── Dataset extract ──

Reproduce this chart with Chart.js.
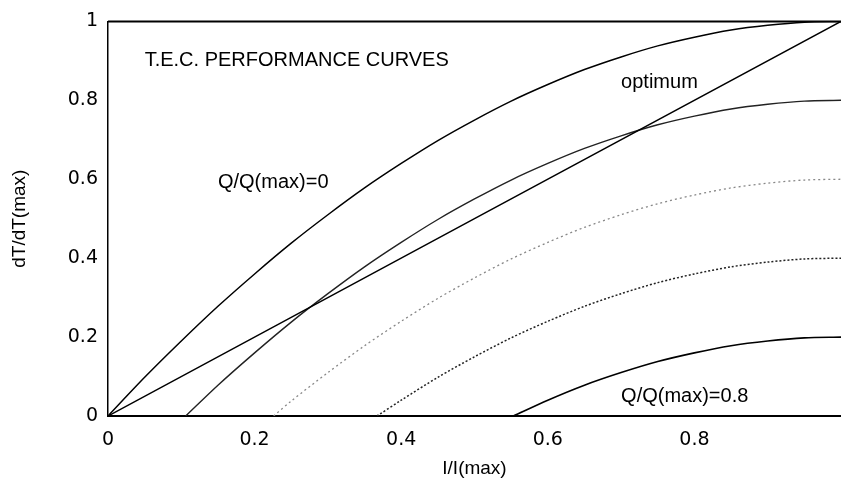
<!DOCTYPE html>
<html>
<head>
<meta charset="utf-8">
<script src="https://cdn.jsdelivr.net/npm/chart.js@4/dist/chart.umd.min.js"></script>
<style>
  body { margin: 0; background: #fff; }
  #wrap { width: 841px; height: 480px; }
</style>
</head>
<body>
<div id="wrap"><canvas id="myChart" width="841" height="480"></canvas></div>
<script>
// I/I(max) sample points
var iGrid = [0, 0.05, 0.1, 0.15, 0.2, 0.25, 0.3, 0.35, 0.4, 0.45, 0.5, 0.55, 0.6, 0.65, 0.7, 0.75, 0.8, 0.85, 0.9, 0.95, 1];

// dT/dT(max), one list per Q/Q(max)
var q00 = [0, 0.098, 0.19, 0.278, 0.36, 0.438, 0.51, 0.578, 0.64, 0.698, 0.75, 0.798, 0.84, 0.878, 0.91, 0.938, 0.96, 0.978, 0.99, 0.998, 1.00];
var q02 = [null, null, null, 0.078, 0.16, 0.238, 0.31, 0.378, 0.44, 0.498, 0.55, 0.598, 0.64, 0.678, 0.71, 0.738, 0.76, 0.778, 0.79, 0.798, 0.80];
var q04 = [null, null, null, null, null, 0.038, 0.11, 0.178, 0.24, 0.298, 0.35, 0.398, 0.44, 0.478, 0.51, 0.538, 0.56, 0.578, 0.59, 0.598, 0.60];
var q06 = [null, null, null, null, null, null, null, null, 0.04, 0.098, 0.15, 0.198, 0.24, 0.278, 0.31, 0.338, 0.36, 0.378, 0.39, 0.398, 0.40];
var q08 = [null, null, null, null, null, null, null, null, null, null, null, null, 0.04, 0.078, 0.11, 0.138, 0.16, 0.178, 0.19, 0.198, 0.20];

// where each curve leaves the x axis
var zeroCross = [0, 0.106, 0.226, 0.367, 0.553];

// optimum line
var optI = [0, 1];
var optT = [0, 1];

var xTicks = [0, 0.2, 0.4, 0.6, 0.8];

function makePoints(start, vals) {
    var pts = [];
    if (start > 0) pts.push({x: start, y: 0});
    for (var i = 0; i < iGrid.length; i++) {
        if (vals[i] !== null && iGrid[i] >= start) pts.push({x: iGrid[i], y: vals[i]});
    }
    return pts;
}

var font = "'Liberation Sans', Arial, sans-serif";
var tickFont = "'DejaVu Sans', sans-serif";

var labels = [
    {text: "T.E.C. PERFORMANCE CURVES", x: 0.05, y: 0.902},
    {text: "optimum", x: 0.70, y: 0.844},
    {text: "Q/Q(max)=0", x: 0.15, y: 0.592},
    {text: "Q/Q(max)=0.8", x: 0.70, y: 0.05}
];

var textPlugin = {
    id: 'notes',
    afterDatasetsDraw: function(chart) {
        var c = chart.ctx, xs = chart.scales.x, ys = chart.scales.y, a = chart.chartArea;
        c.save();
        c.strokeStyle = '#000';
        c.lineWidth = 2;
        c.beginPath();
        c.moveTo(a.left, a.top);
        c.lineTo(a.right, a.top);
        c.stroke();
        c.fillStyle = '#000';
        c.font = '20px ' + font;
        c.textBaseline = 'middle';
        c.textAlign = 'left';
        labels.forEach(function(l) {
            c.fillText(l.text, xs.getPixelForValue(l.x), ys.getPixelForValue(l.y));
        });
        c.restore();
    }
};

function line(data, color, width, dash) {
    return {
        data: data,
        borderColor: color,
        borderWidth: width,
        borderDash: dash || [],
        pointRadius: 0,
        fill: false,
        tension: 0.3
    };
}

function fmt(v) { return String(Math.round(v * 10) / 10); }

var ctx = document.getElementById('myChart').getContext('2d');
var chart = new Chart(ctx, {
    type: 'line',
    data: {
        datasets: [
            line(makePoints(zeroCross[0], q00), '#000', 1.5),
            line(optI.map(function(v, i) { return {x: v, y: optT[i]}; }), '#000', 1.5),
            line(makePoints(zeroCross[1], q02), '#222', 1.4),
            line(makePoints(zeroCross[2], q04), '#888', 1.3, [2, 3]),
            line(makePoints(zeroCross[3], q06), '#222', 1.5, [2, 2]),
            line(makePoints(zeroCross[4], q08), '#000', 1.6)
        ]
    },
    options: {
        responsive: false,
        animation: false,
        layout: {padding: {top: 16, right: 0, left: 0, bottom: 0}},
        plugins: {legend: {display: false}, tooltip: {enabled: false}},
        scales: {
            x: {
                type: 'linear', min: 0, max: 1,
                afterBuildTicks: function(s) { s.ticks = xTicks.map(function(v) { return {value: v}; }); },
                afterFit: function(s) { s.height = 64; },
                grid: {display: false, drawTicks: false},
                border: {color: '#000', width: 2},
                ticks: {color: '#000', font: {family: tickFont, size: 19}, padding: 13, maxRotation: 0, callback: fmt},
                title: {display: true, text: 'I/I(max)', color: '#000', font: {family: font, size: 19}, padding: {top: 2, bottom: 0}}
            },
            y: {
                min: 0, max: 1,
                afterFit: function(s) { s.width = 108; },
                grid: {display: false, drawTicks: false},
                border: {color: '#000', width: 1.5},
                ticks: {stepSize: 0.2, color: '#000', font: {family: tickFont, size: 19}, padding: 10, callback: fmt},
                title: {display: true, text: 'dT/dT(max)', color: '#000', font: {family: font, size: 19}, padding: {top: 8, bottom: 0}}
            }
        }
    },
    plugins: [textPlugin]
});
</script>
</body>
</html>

───

■ Directions for this task:
Return only the lines running from the top of the data to the line that holds "0.9, 0.95, 1];". Include both of those lines, but skip the pictures.

■ Complete answer:
Reproduce this chart with Chart.js.
<!DOCTYPE html>
<html>
<head>
<meta charset="utf-8">
<script src="https://cdn.jsdelivr.net/npm/chart.js@4/dist/chart.umd.min.js"></script>
<style>
  body { margin: 0; background: #fff; }
  #wrap { width: 841px; height: 480px; }
</style>
</head>
<body>
<div id="wrap"><canvas id="myChart" width="841" height="480"></canvas></div>
<script>
// I/I(max) sample points
var iGrid = [0, 0.05, 0.1, 0.15, 0.2, 0.25, 0.3, 0.35, 0.4, 0.45, 0.5, 0.55, 0.6, 0.65, 0.7, 0.75, 0.8, 0.85, 0.9, 0.95, 1];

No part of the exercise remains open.